A Simple Plan for Figuring Out Your Next Move

During an interview on a podcast this week, the host asked me, “With all the people leaving cities, if you were one of them, where would you go?”

In my You Can Farm book (and others), I’ve addressed this issue pragmatically… assuming all other things stay the same.

But the events of 2020 have made me think even more critically about this question…

People Over Places

My first thought is to go where you have relationships. Family, church, business, civic groups – these form a core of people who can offer support in skill, money and emotion.

I’ve always believed that people outweigh everything else.

As a farmer, I’d never advise moving based on fertility or land quality. Just about any place can be made productive.

I’ve always encouraged folks in my business to be near a city because that puts you close to markets.

Within 30 minutes of a city seems key to having enough customers and services for the business to be viable. Buying a small place near a market is better than a big place far away.

I like a place with some woods. Few resources are as valuable as wood. Fire for warmth and cooking, lumber for construction, and carbon for compost are all possible with some trees.

As for water, I’d rather have a pond site than a creek. Both are even better… and a spring is a wonderful asset. These are all better than wells from water that you can’t see.

The host pressed me, though, about geography, so I found myself thinking about current events.

A Good Balance

One of the most important considerations is climate. As pictures of massive ice shelves breaking into the ocean fill newspapers, perhaps narrowing down location is in order.

I subscribe to the water theory of climate change, not the greenhouse gas theory. Walter Jehne, an Australian scientist, is probably one of the world’s leading proponents of this theory.

It says that only 5% of the Earth’s temperature is affected by greenhouse gases… and 95% is regulated by water condensation.

In order for water vapor to condense, though, it needs a particle on which to coalesce. Far and away the most common particle is a bacteria of some sort that exudes from leaves. With massive devegetation from overgrazing and tillage, the planet’s pockets of viable vegetation bacteria generation are narrowing.

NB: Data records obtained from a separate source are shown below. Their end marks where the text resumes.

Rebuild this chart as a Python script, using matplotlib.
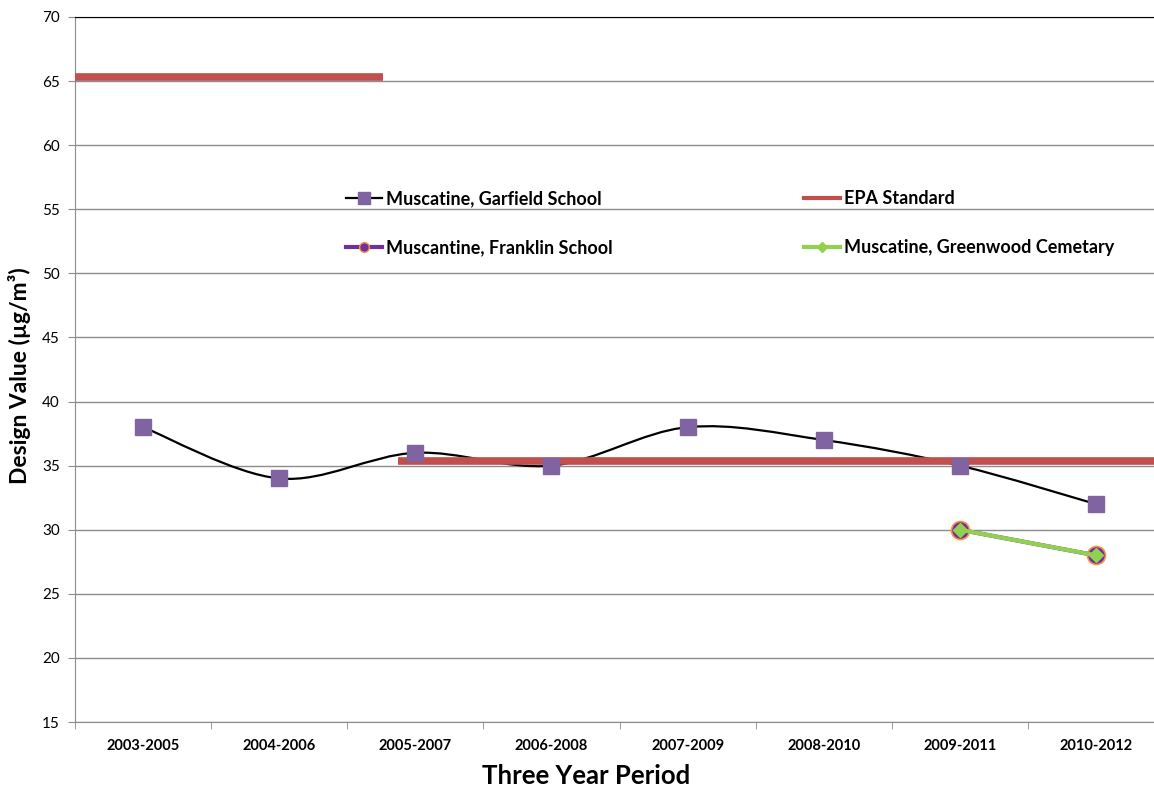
import matplotlib
matplotlib.use("Agg")
import matplotlib.pyplot as plt
from matplotlib.path import Path
from matplotlib.patches import PathPatch
from matplotlib.lines import Line2D
import numpy as np

plt.rcParams['font.family'] = ['Lato', 'DejaVu Sans']

periods = ["2003-2005", "2004-2006", "2005-2007", "2006-2008",
           "2007-2009", "2008-2010", "2009-2011", "2010-2012"]
garfield = [38, 34, 36, 35, 38, 37, 35, 32]
franklin_idx = [6, 7]
franklin = [30, 28]
greenwood_idx = [6, 7]
greenwood = [30, 28]
# EPA standard segments: (start index, end index, value)
epa_start = [-0.5, 1.87]
epa_end = [1.76, 7.6]
epa_value = [65.35, 35.4]

fig = plt.figure(figsize=(11.54, 7.89), dpi=100)
ax = fig.add_axes([0.065, 0.0849, 0.9437, 0.8936])

xs = np.arange(len(periods))

# smooth curve (Excel-like Catmull-Rom Bezier) for Garfield
pts = list(zip(xs, garfield))
verts = [pts[0]]
codes = [Path.MOVETO]
for i in range(len(pts) - 1):
    p0 = pts[i - 1] if i > 0 else pts[i]
    p1 = pts[i]
    p2 = pts[i + 1]
    p3 = pts[i + 2] if i + 2 < len(pts) else pts[i + 1]
    c1 = (p1[0] + (p2[0] - p0[0]) / 6, p1[1] + (p2[1] - p0[1]) / 6)
    c2 = (p2[0] - (p3[0] - p1[0]) / 6, p2[1] - (p3[1] - p1[1]) / 6)
    verts += [c1, c2, p2]
    codes += [Path.CURVE4] * 3
ax.add_patch(PathPatch(Path(verts, codes), facecolor='none', edgecolor='black',
                       lw=1.6, zorder=3))
ax.plot(xs, garfield, ls='none', marker='s', ms=11, color='#8064A2', zorder=5)

for s, e, v in zip(epa_start, epa_end, epa_value):
    ax.plot([s, e], [v, v], color='#C0504D', lw=5.5, solid_capstyle='butt', zorder=4)

ax.plot(franklin_idx, franklin, color='#7030A0', lw=3, marker='o', ms=13,
        mfc='#7030A0', mec='#F79646', mew=1.2, zorder=5)
ax.plot(greenwood_idx, greenwood, color='#92D050', lw=3, marker='D', ms=7,
        mfc='#92D050', mec='#92D050', zorder=6)

ax.set_xlim(-0.5, len(periods) - 0.5)
ax.set_ylim(15, 70)
ax.set_yticks(np.arange(15, 71, 5))
ax.yaxis.grid(True, color='#8C8C8C', lw=1)
ax.set_axisbelow(True)
ax.set_xticks(xs)
ax.set_xticklabels(periods, fontsize=10.5, fontweight='bold')
ax.set_xticks(np.arange(-0.5, len(periods), 1), minor=True)
ax.tick_params(axis='x', which='major', length=0, pad=12)
ax.tick_params(axis='x', which='minor', length=5, color='#8C8C8C')
ax.tick_params(axis='y', labelsize=11, length=5, color='#8C8C8C', pad=6)
for sp in ['left', 'bottom']:
    ax.spines[sp].set_color('#8C8C8C')
ax.spines['right'].set_visible(False)
ax.spines['top'].set_color('black')

ax.set_ylabel('Design Value (µg/m³)', fontsize=16.5, fontweight='bold')
ax.yaxis.set_label_coords(-0.04, 0.492)
ax.set_xlabel('Three Year Period', fontsize=18.5, fontweight='bold')
ax.xaxis.set_label_coords(0.469, -0.059)

handles = [
    Line2D([], [], color='black', lw=1.6, marker='s', ms=8, mfc='#8064A2', mec='#8064A2'),
    Line2D([], [], color='#7030A0', lw=3, marker='o', ms=7, mfc='#7030A0', mec='#F79646'),
    Line2D([], [], color='#C0504D', lw=3),
    Line2D([], [], color='#92D050', lw=3, marker='D', ms=5, mfc='#92D050', mec='#92D050'),
]
labels = ['Muscatine, Garfield School', 'Muscantine, Franklin School',
          'EPA Standard', 'Muscatine, Greenwood Cemetary']
leg = ax.legend(handles, labels, ncol=2, loc='upper left', bbox_to_anchor=(0.234, 0.777),
                frameon=False, prop={'weight': 'bold', 'size': 13},
                handlelength=2.0, handletextpad=0.2, columnspacing=10.6, labelspacing=1.75)

fig.savefig('out.png', dpi=100)
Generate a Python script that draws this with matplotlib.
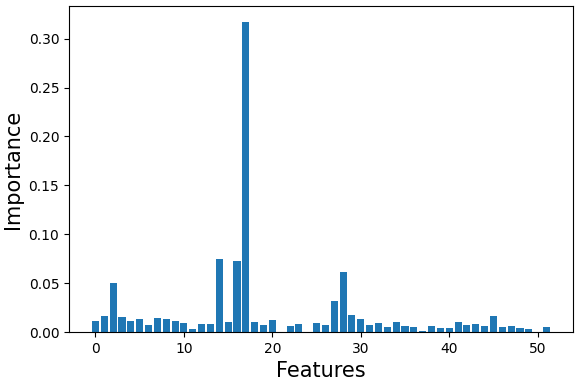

The planet wants to balance its temperature through atmospheric condensation (cloud formation), but that can’t happen over areas deprived of vegetation. To compensate, more clouds form and more rain falls in areas where good vegetative cover exists.

This is far more localized than most people think.

This is why we’re seeing drier areas in dry parts of the Earth and wetter areas in the wet parts – simultaneous drying and soaking. If that is the trajectory of the future, and any weather map indicates that it is, then moving to either extremely wet areas or extremely dry areas could be a problem.

In the United States, then, coastal areas are off-limits. You want to be inland enough to get away from extreme weather situations. You don’t want to be in dry areas, which eliminates most of the Far West.

The belt of middle ground, then, runs from Oklahoma through Arkansas, Tennessee, Kentucky and North Carolina on the southern side. On the northern side, ideally it would include Nebraska, Kansas, Missouri, Iowa, Indiana, Ohio, West Virginia, Virginia and much of Pennsylvania.

The Midwest has certainly seen some extreme flooding recently… so I’d stay away from rivers. Anything that’s been flooded in the last 100 years probably isn’t a good bet.

Of course, most population centers are on rivers because that’s where people settled to take advantage of waterborne transportation. But if you get half an hour away, you can get to high enough ground to be protected.

Free to Go

In previous generations, nobody thought about this when deciding where to move. They went where they had family or where settlements existed.

But today, strategic thinking like this seems prudent given the kinds of patterns we’re seeing. Interestingly, in general these weather-balanced middle ground areas tend to be politically conservative, have fewer regulations and lower taxes, and have older populations than the other areas.

Going where you can blossom and flourish is not selfish or greedy. It’s certainly as important as a retirement portfolio or job. With today’s service economy and internet access, 60% of all jobs are portable.

Never have we as a culture been as free to go anywhere or be anywhere as we are right now.

Perhaps that is the silver opportunity around what is otherwise a disruptive and tumultuous evolution.

I hope this analysis helps add some grist for your mill if you’re thinking about where you and your loved ones can thrive.